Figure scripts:
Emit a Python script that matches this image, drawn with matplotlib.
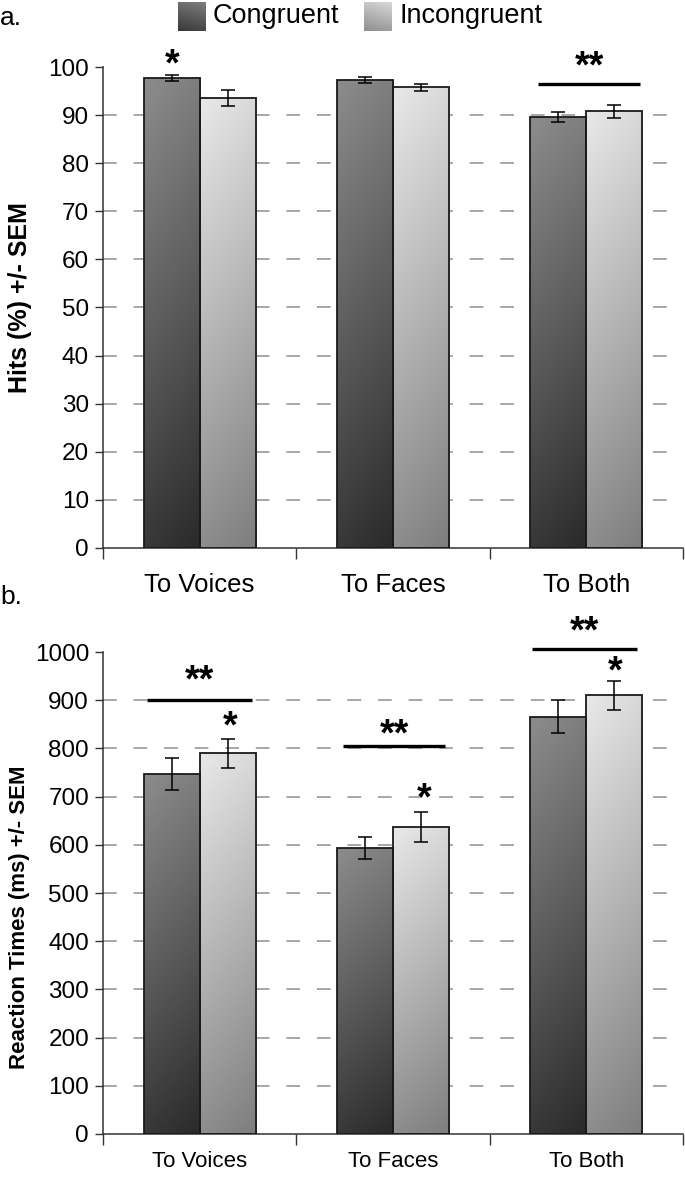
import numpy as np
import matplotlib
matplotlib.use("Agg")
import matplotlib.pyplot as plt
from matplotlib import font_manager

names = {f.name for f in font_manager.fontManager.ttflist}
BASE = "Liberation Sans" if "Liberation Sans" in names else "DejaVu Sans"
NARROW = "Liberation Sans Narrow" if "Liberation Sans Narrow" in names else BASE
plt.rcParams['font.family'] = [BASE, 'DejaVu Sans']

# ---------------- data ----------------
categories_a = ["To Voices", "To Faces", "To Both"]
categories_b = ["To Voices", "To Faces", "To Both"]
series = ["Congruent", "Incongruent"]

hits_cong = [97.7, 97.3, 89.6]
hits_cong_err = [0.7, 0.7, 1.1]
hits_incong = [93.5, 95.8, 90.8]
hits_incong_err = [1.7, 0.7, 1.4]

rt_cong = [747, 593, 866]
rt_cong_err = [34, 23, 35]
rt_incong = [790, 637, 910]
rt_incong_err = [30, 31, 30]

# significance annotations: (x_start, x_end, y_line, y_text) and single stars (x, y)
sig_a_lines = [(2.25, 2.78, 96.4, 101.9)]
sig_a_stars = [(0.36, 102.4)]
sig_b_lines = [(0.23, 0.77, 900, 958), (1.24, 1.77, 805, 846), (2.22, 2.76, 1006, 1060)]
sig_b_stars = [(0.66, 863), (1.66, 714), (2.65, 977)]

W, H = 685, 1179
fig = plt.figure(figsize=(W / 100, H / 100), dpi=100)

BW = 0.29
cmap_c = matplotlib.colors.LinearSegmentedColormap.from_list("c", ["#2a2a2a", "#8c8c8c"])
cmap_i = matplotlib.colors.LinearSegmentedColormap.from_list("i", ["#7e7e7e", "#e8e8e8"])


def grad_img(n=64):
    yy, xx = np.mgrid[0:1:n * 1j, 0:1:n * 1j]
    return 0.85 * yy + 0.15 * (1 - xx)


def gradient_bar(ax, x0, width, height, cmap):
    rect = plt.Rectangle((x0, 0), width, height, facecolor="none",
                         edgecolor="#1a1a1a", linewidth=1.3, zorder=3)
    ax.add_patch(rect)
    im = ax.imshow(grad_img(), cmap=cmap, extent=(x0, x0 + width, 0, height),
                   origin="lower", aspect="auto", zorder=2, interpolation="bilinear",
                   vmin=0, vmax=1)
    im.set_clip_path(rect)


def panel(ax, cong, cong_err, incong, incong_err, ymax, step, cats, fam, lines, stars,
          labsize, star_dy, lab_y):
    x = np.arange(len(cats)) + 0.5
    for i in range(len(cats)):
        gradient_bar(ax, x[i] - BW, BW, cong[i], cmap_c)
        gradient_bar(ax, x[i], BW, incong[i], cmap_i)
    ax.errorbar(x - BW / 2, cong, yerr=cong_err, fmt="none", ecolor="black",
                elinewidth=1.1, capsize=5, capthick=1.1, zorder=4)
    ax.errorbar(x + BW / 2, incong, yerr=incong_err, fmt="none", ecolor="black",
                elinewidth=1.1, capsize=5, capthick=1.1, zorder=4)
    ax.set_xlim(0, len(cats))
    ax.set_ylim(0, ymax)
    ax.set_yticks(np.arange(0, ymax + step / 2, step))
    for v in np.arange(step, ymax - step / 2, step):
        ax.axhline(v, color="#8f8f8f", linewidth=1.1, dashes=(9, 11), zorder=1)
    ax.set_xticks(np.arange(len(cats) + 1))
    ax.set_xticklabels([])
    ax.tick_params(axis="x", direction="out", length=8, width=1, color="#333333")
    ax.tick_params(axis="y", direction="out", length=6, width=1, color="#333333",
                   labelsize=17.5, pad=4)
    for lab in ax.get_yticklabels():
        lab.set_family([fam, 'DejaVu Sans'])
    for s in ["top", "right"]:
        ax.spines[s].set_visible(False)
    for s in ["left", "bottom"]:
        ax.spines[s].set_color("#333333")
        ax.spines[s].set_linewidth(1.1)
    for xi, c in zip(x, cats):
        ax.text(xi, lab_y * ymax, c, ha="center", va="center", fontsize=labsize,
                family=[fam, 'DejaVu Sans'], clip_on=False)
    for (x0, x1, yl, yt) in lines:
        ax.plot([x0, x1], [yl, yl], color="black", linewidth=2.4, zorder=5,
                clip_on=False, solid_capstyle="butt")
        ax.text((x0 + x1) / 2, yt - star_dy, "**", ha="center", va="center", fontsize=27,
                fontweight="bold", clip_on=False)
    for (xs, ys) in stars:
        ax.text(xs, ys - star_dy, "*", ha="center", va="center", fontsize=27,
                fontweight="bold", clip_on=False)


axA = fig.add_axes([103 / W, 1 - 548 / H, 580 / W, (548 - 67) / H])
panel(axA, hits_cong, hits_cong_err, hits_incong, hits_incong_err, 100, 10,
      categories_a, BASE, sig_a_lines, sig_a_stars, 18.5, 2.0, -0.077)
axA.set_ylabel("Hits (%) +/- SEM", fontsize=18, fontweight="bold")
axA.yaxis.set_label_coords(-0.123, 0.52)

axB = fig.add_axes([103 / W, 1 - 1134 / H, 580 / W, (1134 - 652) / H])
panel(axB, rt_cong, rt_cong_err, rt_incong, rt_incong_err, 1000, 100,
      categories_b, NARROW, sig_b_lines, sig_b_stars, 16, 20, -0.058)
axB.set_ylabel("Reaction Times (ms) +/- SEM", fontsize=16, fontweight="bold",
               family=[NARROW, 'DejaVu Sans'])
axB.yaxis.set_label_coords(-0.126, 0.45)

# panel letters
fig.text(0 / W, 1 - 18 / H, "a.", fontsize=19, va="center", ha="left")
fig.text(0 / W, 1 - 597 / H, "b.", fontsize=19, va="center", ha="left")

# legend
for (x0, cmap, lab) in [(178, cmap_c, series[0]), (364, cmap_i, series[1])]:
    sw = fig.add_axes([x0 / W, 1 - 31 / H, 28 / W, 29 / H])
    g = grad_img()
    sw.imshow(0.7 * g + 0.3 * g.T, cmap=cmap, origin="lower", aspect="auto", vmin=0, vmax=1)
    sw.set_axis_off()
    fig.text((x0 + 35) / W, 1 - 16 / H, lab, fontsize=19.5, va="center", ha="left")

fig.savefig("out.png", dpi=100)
---
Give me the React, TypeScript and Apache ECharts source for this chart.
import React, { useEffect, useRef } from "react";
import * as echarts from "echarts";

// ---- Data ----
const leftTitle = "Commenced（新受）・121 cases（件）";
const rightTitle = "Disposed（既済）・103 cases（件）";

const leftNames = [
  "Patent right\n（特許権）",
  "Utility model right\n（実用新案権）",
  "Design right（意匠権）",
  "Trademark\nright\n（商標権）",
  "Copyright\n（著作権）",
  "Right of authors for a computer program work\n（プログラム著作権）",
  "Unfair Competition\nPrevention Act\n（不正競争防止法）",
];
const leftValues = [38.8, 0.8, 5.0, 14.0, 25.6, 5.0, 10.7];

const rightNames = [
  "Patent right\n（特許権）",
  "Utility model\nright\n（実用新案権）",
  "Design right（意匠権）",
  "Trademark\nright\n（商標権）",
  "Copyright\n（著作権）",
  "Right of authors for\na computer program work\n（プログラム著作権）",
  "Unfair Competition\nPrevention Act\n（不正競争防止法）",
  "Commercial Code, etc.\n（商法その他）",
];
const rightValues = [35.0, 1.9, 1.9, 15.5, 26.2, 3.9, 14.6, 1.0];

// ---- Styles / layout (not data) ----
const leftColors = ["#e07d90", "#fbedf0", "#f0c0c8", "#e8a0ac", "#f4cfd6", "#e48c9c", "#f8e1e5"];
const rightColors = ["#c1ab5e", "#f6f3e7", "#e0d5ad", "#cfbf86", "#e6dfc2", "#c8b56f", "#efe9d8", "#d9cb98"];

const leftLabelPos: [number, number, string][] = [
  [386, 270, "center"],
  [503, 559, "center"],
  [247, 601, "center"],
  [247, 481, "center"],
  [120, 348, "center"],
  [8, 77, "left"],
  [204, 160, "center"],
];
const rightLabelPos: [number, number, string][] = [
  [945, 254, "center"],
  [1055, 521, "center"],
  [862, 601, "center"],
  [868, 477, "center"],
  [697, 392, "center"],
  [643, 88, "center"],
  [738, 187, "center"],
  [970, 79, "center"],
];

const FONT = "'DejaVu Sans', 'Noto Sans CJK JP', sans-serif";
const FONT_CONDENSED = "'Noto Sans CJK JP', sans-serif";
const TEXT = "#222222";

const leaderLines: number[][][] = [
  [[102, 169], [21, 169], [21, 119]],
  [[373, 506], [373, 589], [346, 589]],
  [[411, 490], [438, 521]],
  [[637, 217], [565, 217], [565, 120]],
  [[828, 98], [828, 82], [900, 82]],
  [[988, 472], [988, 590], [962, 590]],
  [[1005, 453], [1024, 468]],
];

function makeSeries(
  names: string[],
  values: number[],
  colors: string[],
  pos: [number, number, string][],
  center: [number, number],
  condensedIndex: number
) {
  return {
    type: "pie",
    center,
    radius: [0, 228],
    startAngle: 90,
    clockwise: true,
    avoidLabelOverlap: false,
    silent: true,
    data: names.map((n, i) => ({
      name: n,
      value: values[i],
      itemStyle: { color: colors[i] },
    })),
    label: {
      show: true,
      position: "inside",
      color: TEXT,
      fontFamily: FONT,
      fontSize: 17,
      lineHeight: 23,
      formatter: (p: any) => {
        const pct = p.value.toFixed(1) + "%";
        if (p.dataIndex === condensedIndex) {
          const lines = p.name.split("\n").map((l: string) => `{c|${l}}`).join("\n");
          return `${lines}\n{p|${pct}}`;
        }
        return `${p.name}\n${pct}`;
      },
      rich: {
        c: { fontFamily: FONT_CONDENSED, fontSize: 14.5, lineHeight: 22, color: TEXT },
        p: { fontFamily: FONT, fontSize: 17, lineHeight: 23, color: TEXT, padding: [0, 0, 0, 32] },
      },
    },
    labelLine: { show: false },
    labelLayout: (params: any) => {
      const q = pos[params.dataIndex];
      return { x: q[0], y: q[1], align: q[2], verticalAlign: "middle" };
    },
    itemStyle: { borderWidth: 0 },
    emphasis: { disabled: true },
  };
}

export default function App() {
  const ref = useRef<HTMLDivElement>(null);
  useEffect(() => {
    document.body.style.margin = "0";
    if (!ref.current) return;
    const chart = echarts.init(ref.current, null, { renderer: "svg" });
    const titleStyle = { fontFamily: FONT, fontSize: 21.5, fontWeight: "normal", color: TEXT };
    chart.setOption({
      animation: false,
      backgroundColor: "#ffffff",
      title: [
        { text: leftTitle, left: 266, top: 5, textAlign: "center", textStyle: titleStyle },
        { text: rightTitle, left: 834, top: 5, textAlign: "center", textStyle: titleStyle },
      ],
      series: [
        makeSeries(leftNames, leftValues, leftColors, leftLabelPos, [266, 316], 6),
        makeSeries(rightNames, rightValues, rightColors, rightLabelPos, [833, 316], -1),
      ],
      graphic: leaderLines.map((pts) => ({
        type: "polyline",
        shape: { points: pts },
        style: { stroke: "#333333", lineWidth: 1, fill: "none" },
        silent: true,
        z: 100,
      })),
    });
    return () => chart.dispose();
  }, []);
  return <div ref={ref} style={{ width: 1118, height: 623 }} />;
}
* * *
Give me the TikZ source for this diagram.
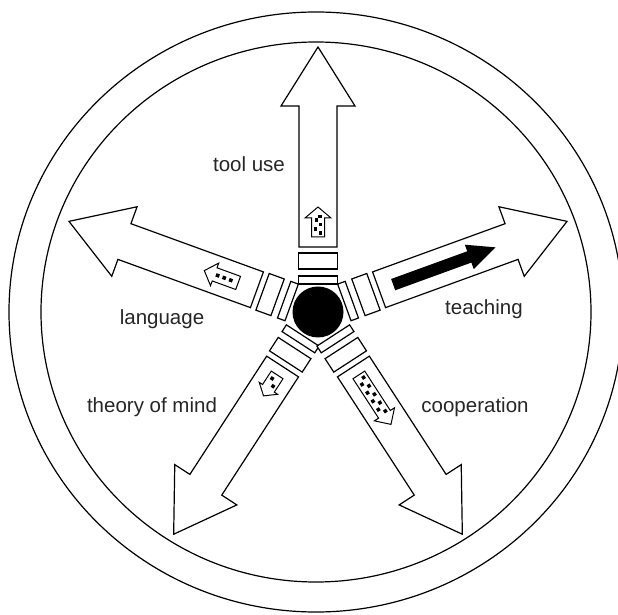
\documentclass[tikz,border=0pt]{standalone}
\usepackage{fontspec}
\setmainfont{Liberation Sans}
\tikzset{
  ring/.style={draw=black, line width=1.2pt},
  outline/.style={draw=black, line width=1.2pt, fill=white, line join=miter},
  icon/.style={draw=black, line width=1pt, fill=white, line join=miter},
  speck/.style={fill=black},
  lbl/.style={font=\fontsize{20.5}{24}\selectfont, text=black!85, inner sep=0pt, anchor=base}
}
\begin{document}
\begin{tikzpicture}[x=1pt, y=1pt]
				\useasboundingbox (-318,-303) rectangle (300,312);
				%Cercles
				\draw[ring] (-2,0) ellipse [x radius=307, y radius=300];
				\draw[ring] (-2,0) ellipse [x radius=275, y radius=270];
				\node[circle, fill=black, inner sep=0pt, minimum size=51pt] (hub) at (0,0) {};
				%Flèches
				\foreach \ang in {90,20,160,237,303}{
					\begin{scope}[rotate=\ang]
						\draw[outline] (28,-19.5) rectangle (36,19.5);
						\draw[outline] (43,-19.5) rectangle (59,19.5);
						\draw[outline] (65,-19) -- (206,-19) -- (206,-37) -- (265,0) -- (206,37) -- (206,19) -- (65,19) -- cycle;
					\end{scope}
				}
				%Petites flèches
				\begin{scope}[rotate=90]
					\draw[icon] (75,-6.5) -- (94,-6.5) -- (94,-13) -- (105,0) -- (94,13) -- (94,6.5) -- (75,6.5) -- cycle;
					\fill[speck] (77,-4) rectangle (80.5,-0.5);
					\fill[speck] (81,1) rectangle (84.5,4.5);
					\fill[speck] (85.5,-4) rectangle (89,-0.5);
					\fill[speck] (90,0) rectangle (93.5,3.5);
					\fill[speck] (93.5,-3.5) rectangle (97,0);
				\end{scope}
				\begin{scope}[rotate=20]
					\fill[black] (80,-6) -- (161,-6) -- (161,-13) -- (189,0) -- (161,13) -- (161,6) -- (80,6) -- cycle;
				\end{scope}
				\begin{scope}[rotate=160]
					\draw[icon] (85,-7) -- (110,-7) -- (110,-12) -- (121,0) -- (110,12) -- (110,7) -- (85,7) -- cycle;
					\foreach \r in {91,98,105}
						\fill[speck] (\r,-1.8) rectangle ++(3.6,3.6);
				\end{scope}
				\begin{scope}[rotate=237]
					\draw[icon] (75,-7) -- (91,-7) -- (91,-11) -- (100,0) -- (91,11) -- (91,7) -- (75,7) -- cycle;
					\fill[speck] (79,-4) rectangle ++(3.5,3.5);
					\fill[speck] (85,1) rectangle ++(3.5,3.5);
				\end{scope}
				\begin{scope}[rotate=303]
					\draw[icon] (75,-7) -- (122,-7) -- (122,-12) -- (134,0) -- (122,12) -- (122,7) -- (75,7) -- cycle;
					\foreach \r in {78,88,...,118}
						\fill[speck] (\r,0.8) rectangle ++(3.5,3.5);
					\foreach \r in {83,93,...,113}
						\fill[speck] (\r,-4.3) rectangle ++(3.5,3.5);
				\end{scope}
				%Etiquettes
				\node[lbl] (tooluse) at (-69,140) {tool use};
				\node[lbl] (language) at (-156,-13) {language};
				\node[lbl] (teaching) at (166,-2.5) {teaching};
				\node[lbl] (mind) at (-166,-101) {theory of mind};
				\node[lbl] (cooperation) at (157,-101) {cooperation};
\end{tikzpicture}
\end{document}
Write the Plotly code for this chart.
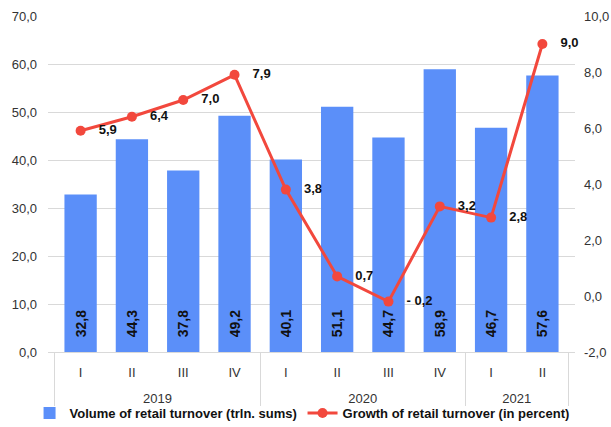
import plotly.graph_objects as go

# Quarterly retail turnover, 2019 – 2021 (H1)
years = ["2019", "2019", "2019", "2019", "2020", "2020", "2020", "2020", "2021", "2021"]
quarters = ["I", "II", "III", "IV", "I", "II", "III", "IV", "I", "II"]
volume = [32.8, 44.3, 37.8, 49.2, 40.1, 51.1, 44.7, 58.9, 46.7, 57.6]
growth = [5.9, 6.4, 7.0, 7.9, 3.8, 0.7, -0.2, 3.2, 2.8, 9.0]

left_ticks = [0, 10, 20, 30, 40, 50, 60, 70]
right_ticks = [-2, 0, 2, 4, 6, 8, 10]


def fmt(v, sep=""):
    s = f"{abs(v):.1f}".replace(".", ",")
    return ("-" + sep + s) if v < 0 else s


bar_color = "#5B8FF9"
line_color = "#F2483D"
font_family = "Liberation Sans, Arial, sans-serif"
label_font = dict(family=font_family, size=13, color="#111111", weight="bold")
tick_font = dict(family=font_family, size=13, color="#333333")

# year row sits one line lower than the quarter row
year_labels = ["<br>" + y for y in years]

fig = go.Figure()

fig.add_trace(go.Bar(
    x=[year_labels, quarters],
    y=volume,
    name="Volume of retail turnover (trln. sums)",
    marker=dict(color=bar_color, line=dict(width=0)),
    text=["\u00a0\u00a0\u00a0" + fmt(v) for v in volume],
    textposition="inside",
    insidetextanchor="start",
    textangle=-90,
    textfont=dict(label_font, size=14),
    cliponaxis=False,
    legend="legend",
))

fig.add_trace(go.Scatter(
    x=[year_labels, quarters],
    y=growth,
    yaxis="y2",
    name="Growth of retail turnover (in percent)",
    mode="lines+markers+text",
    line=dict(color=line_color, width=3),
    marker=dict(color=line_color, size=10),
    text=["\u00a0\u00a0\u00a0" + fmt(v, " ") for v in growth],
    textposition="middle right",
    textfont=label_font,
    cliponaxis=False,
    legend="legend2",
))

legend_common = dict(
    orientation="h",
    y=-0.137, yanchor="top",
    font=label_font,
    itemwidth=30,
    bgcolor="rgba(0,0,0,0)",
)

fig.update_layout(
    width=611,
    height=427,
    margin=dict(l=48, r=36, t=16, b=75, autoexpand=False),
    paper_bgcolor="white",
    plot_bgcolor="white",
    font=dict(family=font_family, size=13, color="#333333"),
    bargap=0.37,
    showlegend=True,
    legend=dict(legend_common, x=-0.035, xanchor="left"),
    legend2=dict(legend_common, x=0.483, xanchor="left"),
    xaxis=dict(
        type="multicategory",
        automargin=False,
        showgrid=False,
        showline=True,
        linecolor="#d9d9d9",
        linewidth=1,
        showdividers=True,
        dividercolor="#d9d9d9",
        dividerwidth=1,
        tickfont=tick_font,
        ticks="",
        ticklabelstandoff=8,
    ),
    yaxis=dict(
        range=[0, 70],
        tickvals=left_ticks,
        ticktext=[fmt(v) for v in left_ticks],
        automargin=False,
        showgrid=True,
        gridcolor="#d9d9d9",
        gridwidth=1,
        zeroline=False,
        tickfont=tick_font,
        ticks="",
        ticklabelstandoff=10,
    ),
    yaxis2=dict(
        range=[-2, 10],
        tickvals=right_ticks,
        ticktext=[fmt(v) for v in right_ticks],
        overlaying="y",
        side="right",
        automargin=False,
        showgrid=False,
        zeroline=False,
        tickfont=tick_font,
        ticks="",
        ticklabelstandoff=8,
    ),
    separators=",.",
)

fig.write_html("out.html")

WHAT TO DO:
Nothing but the lines from the one with "Emit a Python" through the one with "rt_incong_err = [30, 31, 30]" should be copied, word for word. Pictures are left out.

THE OUTPUT:
Emit a Python script that matches this image, drawn with matplotlib.
import numpy as np
import matplotlib
matplotlib.use("Agg")
import matplotlib.pyplot as plt
from matplotlib import font_manager

names = {f.name for f in font_manager.fontManager.ttflist}
BASE = "Liberation Sans" if "Liberation Sans" in names else "DejaVu Sans"
NARROW = "Liberation Sans Narrow" if "Liberation Sans Narrow" in names else BASE
plt.rcParams['font.family'] = [BASE, 'DejaVu Sans']

# ---------------- data ----------------
categories_a = ["To Voices", "To Faces", "To Both"]
categories_b = ["To Voices", "To Faces", "To Both"]
series = ["Congruent", "Incongruent"]

hits_cong = [97.7, 97.3, 89.6]
hits_cong_err = [0.7, 0.7, 1.1]
hits_incong = [93.5, 95.8, 90.8]
hits_incong_err = [1.7, 0.7, 1.4]

rt_cong = [747, 593, 866]
rt_cong_err = [34, 23, 35]
rt_incong = [790, 637, 910]
rt_incong_err = [30, 31, 30]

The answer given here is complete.